Veritas: A Harvard Professor, a Con Man, and the Gospel of Jesus's Wife
September 20, 2021
What’s more important, the Truth or a good narrative? Karen King is a Harvard Divinity School professor who specialized in Gnostic writings. She received an email about a new papyrus that seemed to indicate that Jesus was married. She dismissed it for a year, then suddenly emailed back and began working with the papyrus’s owner on authenticating, translating, etc.
It’s hard to take notes on an audiobook, but I used Audible’s “bookmark” feature to note two passages:
Her lectures “prodded students to reconsider everything they took for granted about Christianity.”
Are the decisions made by male bishops under the Roman Emporer in the 4th century what we need for a democratic, pluralistic world today?" King once asked. "What happens if we tell the story differently? What if the earliest Christians don't model for us a fixed and certain path, but instead call us to emulate their struggles to make Christianity in our day?
I hear in this the same spirit that was in Emerson (see notes on First We Read, Then We Write), when he demanded “a religion by revelation to us, and not a history of [foregoing generations’]”.

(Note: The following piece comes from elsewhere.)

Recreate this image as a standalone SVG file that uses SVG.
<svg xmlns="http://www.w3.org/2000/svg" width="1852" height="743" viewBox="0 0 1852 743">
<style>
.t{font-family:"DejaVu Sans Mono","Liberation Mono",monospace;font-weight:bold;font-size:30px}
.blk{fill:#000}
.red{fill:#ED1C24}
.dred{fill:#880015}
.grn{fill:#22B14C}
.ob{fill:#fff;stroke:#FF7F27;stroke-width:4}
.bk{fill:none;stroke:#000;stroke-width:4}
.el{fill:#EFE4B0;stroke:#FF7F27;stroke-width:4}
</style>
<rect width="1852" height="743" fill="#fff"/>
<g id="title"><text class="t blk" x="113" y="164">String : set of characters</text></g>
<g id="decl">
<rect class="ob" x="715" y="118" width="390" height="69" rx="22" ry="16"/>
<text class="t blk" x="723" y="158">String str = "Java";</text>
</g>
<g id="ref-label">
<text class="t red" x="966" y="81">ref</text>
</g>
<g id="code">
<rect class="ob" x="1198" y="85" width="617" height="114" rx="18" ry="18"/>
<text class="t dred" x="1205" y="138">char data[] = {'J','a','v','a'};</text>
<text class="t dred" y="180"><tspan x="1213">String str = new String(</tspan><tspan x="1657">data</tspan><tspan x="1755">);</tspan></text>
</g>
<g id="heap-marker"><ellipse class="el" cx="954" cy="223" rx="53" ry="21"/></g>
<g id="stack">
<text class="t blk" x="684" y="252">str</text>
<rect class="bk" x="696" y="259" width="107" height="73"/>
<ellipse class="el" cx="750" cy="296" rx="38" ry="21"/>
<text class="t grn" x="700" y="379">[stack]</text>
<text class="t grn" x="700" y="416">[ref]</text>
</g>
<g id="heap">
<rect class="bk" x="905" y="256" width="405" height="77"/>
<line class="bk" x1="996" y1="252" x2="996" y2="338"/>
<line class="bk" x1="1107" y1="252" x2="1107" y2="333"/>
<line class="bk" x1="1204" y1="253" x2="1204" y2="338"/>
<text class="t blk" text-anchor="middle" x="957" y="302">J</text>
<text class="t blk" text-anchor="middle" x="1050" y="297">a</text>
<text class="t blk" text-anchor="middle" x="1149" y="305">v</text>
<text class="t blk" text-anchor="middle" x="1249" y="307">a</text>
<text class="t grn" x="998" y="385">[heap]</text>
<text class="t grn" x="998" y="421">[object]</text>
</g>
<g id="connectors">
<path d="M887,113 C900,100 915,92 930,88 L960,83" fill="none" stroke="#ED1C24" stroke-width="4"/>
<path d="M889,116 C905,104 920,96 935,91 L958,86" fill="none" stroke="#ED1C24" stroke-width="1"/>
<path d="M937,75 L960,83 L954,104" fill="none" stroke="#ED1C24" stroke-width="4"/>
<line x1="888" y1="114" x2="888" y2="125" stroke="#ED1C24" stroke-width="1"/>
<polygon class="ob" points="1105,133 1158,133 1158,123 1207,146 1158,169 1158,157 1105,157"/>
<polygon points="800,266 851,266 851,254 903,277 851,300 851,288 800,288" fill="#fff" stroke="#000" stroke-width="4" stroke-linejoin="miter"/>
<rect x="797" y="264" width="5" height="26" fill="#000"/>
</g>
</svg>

In acceptance speech for a teaching award at Occidental College (in LA) in 1989,
King made no effort to hide what she called her "sneakier tactic." "To those who walk in with their faith firm, whatever that faith is, with their convictions sure, their moral standards in good condition, I try to take away some of that surety, some of that conviction, some of that confidence," she said.

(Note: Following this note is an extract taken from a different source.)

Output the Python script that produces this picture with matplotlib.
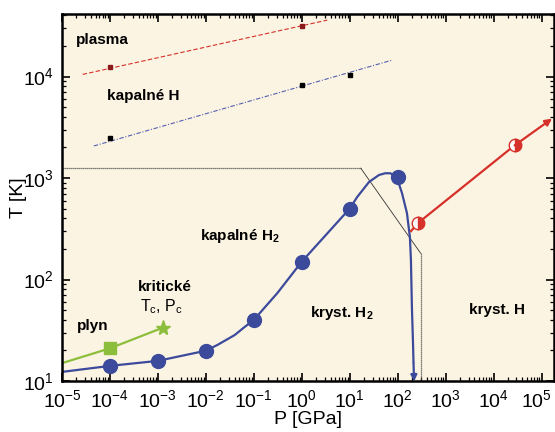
import matplotlib
matplotlib.use("Agg")
import matplotlib.pyplot as plt
import matplotlib.ticker as mticker
import matplotlib.transforms as mtransforms
import numpy as np

plt.rcParams["font.family"] = ["Liberation Sans", "DejaVu Sans"]
plt.rcParams["mathtext.fontset"] = "custom"
plt.rcParams["mathtext.rm"] = "Liberation Sans"
plt.rcParams["mathtext.it"] = "Liberation Sans:italic"
plt.rcParams["mathtext.bf"] = "Liberation Sans:bold"
plt.rcParams["mathtext.default"] = "regular"
plt.rcParams["axes.unicode_minus"] = False

# tavení H2 (body + průběh čáry)
melt_p = [1e-4, 1e-3, 1e-2, 1e-1, 1, 10, 100]
melt_t = [14.1, 15.8, 19.9, 40, 150, 500, 1020]
melt_curve_p = [1e-5, 1e-4, 1e-3, 1e-2, 0.0175, 0.04, 0.064, 0.1, 0.31, 1, 10,
                14.3, 25.3, 40.8, 55, 70, 95, 123, 156, 180, 189, 198, 208, 214]
melt_curve_t = [12.3, 14.1, 15.8, 19.9, 22.7, 28.4, 34, 40, 73.6, 150, 500,
                650, 915, 1072, 1115, 1115, 1030, 711, 452, 262, 156, 53.6, 25.3, 15]
melt_arrow_p = [214, 220]
melt_arrow_t = [15, 9.9]

# plyn - kapalina
gas_p = [1e-5, 1e-4, 1.26e-3]
gas_t = [15, 21, 33.5]

# kov. H
metal_p = [190, 265, 27500]
metal_t = [300, 360, 2100]
metal_mark_p = [265, 27500]
metal_mark_t = [360, 2100]
metal_arrow_p = [27500, 10**5.22]
metal_arrow_t = [2100, 3850]

# hranice H2 / H
bound_p = [1e-5, 17, 300, 300]
bound_t = [1250, 1250, 182, 10]

# plasma
plasma_p = [2.7e-5, 3.4]
plasma_t = [10500, 36000]
plasma_mark_p = [1e-4, 1]
plasma_mark_t = [12300, 31700]

# kapalné H
liqh_p = [4.6e-5, 76]
liqh_t = [2070, 14500]
liqh_mark_p = [1e-4, 1, 10]
liqh_mark_t = [2500, 8300, 10300]

x_decades = np.arange(-5, 6)
y_decades = np.arange(1, 5)

BLUE = "#3C4A9C"
GREEN = "#8CBE3C"
RED = "#D5302A"
BG = "#FCF4E2"

fig = plt.figure(figsize=(5.55, 4.32), dpi=100)
ax = fig.add_axes([0.1117, 0.118, 0.8865, 0.8495])
ax.set_facecolor(BG)
ax.set_xscale("log")
ax.set_yscale("log")
ax.set_xlim(1e-5, 10**5.26)
ax.set_ylim(10, 10**4.616)

ax.plot(bound_p[:2], bound_t[:2], color="#555555", lw=0.9, ls=(0, (1, 0.6)))
ax.plot(bound_p[1:3], bound_t[1:3], color="#333333", lw=0.6)
ax.plot(bound_p[2:], bound_t[2:], color="#555555", lw=0.9, ls=(0, (1, 0.6)))

ax.plot(plasma_p, plasma_t, color=RED, lw=0.8, ls=(0, (4, 2)))
ax.plot(plasma_mark_p, plasma_mark_t, ls="none", marker="s", ms=2.5, color="#8B1A1A")
ax.plot(liqh_p, liqh_t, color="#5560B0", lw=0.8, ls=(0, (4, 1.5, 1, 1.5)))
ax.plot(liqh_mark_p, liqh_mark_t, ls="none", marker="s", ms=2.8, color="black")

ax.plot(gas_p, gas_t, color=GREEN, lw=1.6)
ax.plot(gas_p[1], gas_t[1], marker="s", ms=8.5, color=GREEN, ls="none")
ax.plot(gas_p[2], gas_t[2], marker="*", ms=11, color=GREEN, ls="none")

ax.plot(melt_curve_p, melt_curve_t, color=BLUE, lw=1.6, solid_capstyle="butt",
        solid_joinstyle="round")
ax.annotate("", xy=(melt_arrow_p[1], melt_arrow_t[1]),
            xytext=(melt_arrow_p[0], melt_arrow_t[0]),
            arrowprops=dict(arrowstyle="-|>", color=BLUE, lw=1.6,
                            mutation_scale=9, shrinkA=0, shrinkB=0),
            annotation_clip=False)
ax.plot(melt_p, melt_t, ls="none", marker="o", ms=10, color=BLUE)

ax.plot(metal_p, metal_t, color=RED, lw=1.6)
ax.annotate("", xy=(metal_arrow_p[1], metal_arrow_t[1]),
            xytext=(metal_arrow_p[0], metal_arrow_t[0]),
            arrowprops=dict(arrowstyle="-|>", color=RED, lw=1.6,
                            mutation_scale=10, shrinkA=0, shrinkB=0))
ax.plot(metal_mark_p, metal_mark_t, ls="none", marker="o", ms=9, color=RED,
        fillstyle="right", markerfacecoloralt="white", markeredgecolor=RED,
        markeredgewidth=1.0)

lab = dict(transform=ax.transAxes, fontsize=11, fontweight="bold", va="baseline")
ax.text(0.0285, 0.918, "plasma", **lab)
ax.text(0.0915, 0.767, "kapalné H", **lab)
ax.text(0.280, 0.384, "kapalné H$_\\mathbf{2}$", **lab)
ax.text(0.1545, 0.245, "kritické", **lab)
ax.text(0.1585, 0.189, "T$_c$, P$_c$", transform=ax.transAxes, fontsize=11.5,
        va="baseline")
ax.text(0.030, 0.139, "plyn", **lab)
ax.text(0.504, 0.175, "kryst. H$_\\mathbf{2}$", **lab)
ax.text(0.827, 0.183, "kryst. H", **lab)

ax.xaxis.set_major_locator(mticker.FixedLocator(10.0 ** x_decades))
ax.xaxis.set_major_formatter(mticker.LogFormatterSciNotation())
x_minor = [m * 10.0 ** d for d in x_decades for m in range(2, 10) if m * 10.0 ** d < 10**5.26]
ax.xaxis.set_minor_locator(mticker.FixedLocator(x_minor))
ax.xaxis.set_minor_formatter(mticker.NullFormatter())
ax.yaxis.set_major_locator(mticker.FixedLocator(10.0 ** y_decades))
ax.yaxis.set_major_formatter(mticker.LogFormatterSciNotation())
y_minor = [m * 10.0 ** d for d in y_decades for m in range(2, 10) if m * 10.0 ** d < 10**4.616]
ax.yaxis.set_minor_locator(mticker.FixedLocator(y_minor))
ax.yaxis.set_minor_formatter(mticker.NullFormatter())

ax.tick_params(which="both", direction="in", top=True, right=True, labelsize=14,
               color="black")
ax.tick_params(which="major", length=6, width=1.2, pad=6)
ax.tick_params(which="minor", length=3, width=0.9)
for s in ax.spines.values():
    s.set_linewidth(1.8)

# posledni popisek (10^5) trochu doleva, aby se vesel do obrazku
last = ax.xaxis.get_major_ticks(len(x_decades))[-1].label1
last.set_transform(last.get_transform()
                   + mtransforms.ScaledTranslation(-4 / 72, 0, fig.dpi_scale_trans))

ax.set_xlabel("P [GPa]", fontsize=14, labelpad=0)
ax.set_ylabel("T [K]", fontsize=14, labelpad=-3)

fig.savefig("out.png", dpi=100)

The spirit of the devil himself is to attack the certainty of salvation.
How was the forgery identified? This 2015 blog post by Christian Askeland explains. Michael Grondin once wanted to write a computer program to look for patterns in the Gospel of Thomas. So, he produced a unique English/Coptic interlinear, making some unusual translation choices so that there was only one English word used for a given Coptic word, regardless of context. The papyrus had some misspellings that match those in this interlinear, and the papyrus owner’s proposed translation shows that he used this interlinear as well.

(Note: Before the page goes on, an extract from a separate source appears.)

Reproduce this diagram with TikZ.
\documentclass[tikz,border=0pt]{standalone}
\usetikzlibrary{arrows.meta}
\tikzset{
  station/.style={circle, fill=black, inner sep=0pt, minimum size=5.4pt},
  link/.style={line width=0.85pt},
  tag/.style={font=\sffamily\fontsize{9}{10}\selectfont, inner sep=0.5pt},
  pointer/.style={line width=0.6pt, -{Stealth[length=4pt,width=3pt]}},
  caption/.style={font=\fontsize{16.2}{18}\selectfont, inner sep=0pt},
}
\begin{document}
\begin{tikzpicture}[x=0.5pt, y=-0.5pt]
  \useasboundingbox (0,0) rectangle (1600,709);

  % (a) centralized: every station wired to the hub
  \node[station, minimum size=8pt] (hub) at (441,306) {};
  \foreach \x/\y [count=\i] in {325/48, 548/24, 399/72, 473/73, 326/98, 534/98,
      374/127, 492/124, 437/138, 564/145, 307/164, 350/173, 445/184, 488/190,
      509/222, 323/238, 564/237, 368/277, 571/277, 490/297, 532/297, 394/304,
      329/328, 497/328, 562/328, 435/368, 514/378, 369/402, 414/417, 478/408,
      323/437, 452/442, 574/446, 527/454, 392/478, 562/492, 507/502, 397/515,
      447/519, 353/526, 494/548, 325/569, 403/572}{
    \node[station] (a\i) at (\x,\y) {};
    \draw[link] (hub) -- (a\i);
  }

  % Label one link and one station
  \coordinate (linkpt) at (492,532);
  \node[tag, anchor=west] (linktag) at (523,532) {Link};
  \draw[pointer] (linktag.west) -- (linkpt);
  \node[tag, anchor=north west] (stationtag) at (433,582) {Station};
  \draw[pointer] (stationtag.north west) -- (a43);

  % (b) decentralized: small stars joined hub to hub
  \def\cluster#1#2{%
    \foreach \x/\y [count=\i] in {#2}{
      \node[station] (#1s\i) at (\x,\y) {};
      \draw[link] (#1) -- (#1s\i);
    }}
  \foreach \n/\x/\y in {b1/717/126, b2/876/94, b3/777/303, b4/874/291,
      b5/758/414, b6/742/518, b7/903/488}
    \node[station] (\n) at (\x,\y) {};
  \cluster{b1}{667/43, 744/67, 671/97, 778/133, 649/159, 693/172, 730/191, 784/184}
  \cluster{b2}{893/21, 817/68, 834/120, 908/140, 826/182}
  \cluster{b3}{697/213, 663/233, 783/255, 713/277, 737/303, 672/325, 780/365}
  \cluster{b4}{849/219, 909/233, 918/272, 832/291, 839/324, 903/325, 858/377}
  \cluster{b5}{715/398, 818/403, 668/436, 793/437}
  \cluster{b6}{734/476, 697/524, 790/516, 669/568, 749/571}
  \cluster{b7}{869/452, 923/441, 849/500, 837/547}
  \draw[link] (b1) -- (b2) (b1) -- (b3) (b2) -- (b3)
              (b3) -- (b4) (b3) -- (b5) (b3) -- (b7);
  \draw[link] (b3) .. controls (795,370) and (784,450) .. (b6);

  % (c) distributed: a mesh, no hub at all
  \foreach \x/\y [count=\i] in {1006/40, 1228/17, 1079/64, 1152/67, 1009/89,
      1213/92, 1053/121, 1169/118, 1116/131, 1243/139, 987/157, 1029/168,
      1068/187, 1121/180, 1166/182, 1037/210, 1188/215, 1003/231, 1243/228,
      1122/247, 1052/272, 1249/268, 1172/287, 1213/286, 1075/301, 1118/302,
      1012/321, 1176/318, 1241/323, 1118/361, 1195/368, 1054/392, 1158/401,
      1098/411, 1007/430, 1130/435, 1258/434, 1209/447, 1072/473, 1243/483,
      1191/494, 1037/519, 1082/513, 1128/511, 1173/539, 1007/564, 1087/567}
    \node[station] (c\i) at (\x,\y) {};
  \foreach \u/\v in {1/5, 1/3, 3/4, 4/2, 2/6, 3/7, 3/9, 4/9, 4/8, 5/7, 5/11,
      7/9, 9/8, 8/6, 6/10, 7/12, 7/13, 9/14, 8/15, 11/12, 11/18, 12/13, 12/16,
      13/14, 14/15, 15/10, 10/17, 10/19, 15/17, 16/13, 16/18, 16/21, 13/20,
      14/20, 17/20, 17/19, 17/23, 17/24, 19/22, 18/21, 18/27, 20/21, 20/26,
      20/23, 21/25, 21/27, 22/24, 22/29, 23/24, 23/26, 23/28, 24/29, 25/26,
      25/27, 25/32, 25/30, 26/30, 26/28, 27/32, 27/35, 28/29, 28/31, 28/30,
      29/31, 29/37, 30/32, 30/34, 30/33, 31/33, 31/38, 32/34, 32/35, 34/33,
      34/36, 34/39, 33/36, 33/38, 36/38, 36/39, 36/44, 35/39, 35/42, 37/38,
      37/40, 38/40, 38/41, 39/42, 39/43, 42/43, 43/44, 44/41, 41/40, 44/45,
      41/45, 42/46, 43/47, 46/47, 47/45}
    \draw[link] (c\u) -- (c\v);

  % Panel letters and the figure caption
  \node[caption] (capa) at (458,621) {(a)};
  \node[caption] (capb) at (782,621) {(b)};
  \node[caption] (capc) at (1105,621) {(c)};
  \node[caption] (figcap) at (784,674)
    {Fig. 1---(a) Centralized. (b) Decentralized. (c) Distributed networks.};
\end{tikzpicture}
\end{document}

There is much in this book about the forger, Walter Fritz, who the author interviewed extensively. His motivations were complex, and Dr. King’s were as well. Various relatives and friends of hers were involved in verifying the papyrus, sometimes using new techniques invented for this specific purpose, in one case basically founding a scientific firm at her request. Articles were published about the papyrus under pressure, so the Harvard name would give it more credence. I guess the take-away is that experts are still humans with motivations and biases, and especially bombshell new findings should be looked at carefully.